Baramulla Bridge & Srinagar Old City Streets in Vintage Photos
A collection of old photographs showing everyday urban scenes in Baramulla and Srinagar from the 1860s to the 1980s. The pictures include an 1875 aerial view of Baramulla with its historic wooden cantilever bridge over the Veth River, cultivated fields, and early settlements; a narrow downtown Srinagar street in the 1970s with freshly tarred road and traditional buildings; Habba Kadal Chowk in 1982 as a busy junction with shops, pedestrians, and banners; multi-storey wooden houses along a narrow water channel in Srinagar from the 1860s–1880s; a market lane around 1980 with hanging fabrics, handcarts, and textile sellers; and Lal Chowk near the Gurdwara around 1970 with shopfronts, cyclists, and people walking. Simple views of old Kashmir.
This rare aerial photograph captures Baramulla as seen in 1875 from the right bank of Veth, looking upstream toward the historic wooden cantilever Baramulla Old Bridge, commonly known as the Six Pier Bridge. The structure is distinguished by its wooden deck supported by multiple stone archways that guided movement onto the bridge. Surrounding the river are cultivated fields, early settlement clusters, and traditional landscape patterns that reflect Baramulla’s importance as a river town and trade junction during the late nineteenth century. Visible on the right side of the image are Baramulla Qadeem and the Dogra Sarai, both significant landmarks of the period that no longer exist today. The photograph documents Baramulla before modern urban expansion, preserving the town’s architectural and geographic character during the Dogra era.
This photograph documents a narrow street in downtown Srinagar during the 1970s, shortly after fresh tar had been laid on the road surface. The image captures everyday movement within the old city, where residents walk through closely built lanes lined with traditional structures and small shops. Such streets formed the backbone of Srinagar’s historic urban fabric, designed for foot traffic and community interaction rather than heavy vehicles. The freshly tarred road reflects a period when limited modernization blended carefully with the city’s existing layout, without disrupting its ecological and architectural balance. Scenes like this preserve the character of Srinagar before large-scale concrete development, highlighting a time when urban life remained closely connected to human scale, tradition, and the natural environment.
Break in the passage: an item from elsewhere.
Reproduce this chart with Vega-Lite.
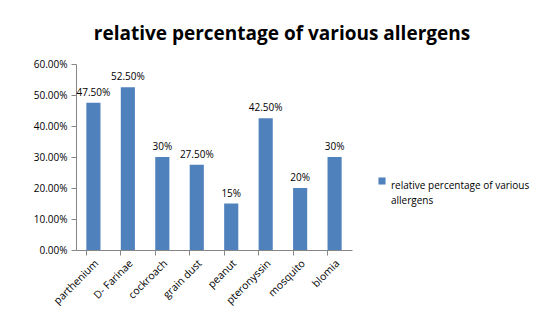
{
  "$schema": "https://vega.github.io/schema/vega-lite/v6.json",
  "autosize": "none",
  "width": 276,
  "height": 186,
  "padding": {"left": 76, "top": 64, "right": 202, "bottom": 75},
  "background": "white",
  "title": {
    "text": "relative percentage of various allergens",
    "font": "Open Sans",
    "fontSize": 19,
    "fontWeight": "bold",
    "color": "#000000",
    "dx": 68,
    "offset": 15
  },
  "data": {
    "values": [
      {"allergen": "parthenium", "value": 0.475, "label": "47.50%", "series": "relative percentage of various allergens"},
      {"allergen": "D- Farinae", "value": 0.525, "label": "52.50%", "series": "relative percentage of various allergens"},
      {"allergen": "cockroach", "value": 0.30, "label": "30%", "series": "relative percentage of various allergens"},
      {"allergen": "grain dust", "value": 0.275, "label": "27.50%", "series": "relative percentage of various allergens"},
      {"allergen": "peanut", "value": 0.15, "label": "15%", "series": "relative percentage of various allergens"},
      {"allergen": "pteronyssin", "value": 0.425, "label": "42.50%", "series": "relative percentage of various allergens"},
      {"allergen": "mosquito", "value": 0.20, "label": "20%", "series": "relative percentage of various allergens"},
      {"allergen": "blomia", "value": 0.30, "label": "30%", "series": "relative percentage of various allergens"}
    ]
  },
  "encoding": {
    "x": {
      "field": "allergen", "type": "nominal", "sort": null, "title": null,
      "scale": {"paddingInner": 0.59, "paddingOuter": 0.3},
      "axis": {
        "labelAngle": -45, "labelAlign": "right", "labelBaseline": "top",
        "labelFont": "Open Sans", "labelFontSize": 10.5, "labelColor": "#000000",
        "domainColor": "#868686", "tickColor": "#868686", "bandPosition": 0,
        "tickSize": 5, "labelPadding": 3
      }
    },
    "y": {
      "field": "value", "type": "quantitative", "title": null,
      "scale": {"domain": [0, 0.6], "nice": false},
      "axis": {
        "values": [0, 0.1, 0.2, 0.3, 0.4, 0.5, 0.6], "format": ".2%",
        "grid": false, "labelFont": "Open Sans", "labelFontSize": 10, "labelColor": "#000000",
        "domainColor": "#868686", "tickColor": "#868686", "tickSize": 5, "labelPadding": 4
      }
    }
  },
  "layer": [
    {
      "mark": {"type": "bar", "color": "#4F81BD"},
      "encoding": {
        "color": {
          "field": "series", "type": "nominal", "title": null,
          "scale": {"range": ["#4F81BD"]},
          "legend": {
            "orient": "none", "legendX": 301, "legendY": 112,
            "symbolType": "square", "symbolSize": 50,
            "labelFont": "Open Sans", "labelFontSize": 10, "labelColor": "#000000",
            "labelExpr": "['relative percentage of various', 'allergens']",
            "labelLimit": 300, "labelBaseline": "top", "labelOffset": 4,
            "encode": {"labels": {"update": {"lineHeight": {"value": 15}}}}
          }
        }
      }
    },
    {
      "mark": {"type": "text", "dy": -10, "font": "Open Sans", "fontSize": 10, "color": "#000000"},
      "encoding": {"text": {"field": "label"}}
    }
  ],
  "config": {"view": {"stroke": null}}
}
This color photograph shows Habba Kadal Chowk in Srinagar in 1982, capturing a lively moment in one of the old city’s important commercial and social junctions. The scene reflects everyday urban life, with pedestrians moving across the open space, local shops lining the streets, and traditional multi-storey buildings forming the backdrop. Banners and signboards suspended across the road indicate the presence of civic, religious, or commercial announcements common in public spaces of the period. The clothing styles, modest traffic, and pedestrian-focused layout illustrate a time when Srinagar’s urban environment retained a strong human scale and community character. Habba Kadal Chowk functioned as a meeting point connecting residential lanes, marketplaces, and river crossings, making it a vital node in the social and economic life of the city before later phases of urban change.
This rare nineteenth century photograph shows traditional wooden houses in Srinagar dating from approximately 1860 to 1880, built closely along a narrow water channel. The multi storey structures reflect the distinctive Kashmiri architectural tradition, characterized by timber construction, overhanging upper floors, lattice windows, and sloping roofs designed to withstand the region’s climate. Built on wooden stilts and stone bases, these houses adapted to frequent water flow and limited urban space within the old city. The narrow channel below served both drainage and domestic purposes, forming an integral part of everyday life. This image documents a period when Srinagar’s urban fabric was shaped by river based living, local materials, and centuries old building knowledge, long before modern construction altered the city’s architectural identity.
This photograph captures a market street in Srinagar around 1980, showing daily commercial life within the old city. Colorful lengths of fabric hang overhead on both sides of the narrow lane, a common practice among textile and cloth sellers who used vertical space to display goods and attract customers. Pedestrians move through the crowded passage while handcarts and baskets line the edges of the street, reflecting a market environment shaped primarily for foot traffic. The surrounding wooden buildings and closely packed shops form a dense urban setting where trade, movement, and social interaction were deeply interconnected. Such markets played a central role in Srinagar’s local economy, serving nearby neighborhoods and preserving traditional patterns of commerce before wider changes in retail structures and urban layout altered the character of the old city.
This black and white photograph shows Lal Chowk near the Gurdwara in Srinagar around 1970, capturing everyday movement within one of the city’s most prominent commercial and social areas. A man walking hand in hand with a child occupies the foreground, while shopfronts, bicycles, and pedestrians line the street, reflecting the human scale of the urban environment. The presence of cyclists and foot traffic highlights a period when streets were shared spaces rather than vehicle dominated corridors. Lal Chowk functioned as a vital junction linking markets, places of worship, and surrounding neighborhoods, drawing people from across the city for daily trade and interaction. The image preserves a moment from a time when Srinagar’s central districts maintained a balanced rhythm of commerce, community life, and traditional urban design before later transformations reshaped the area.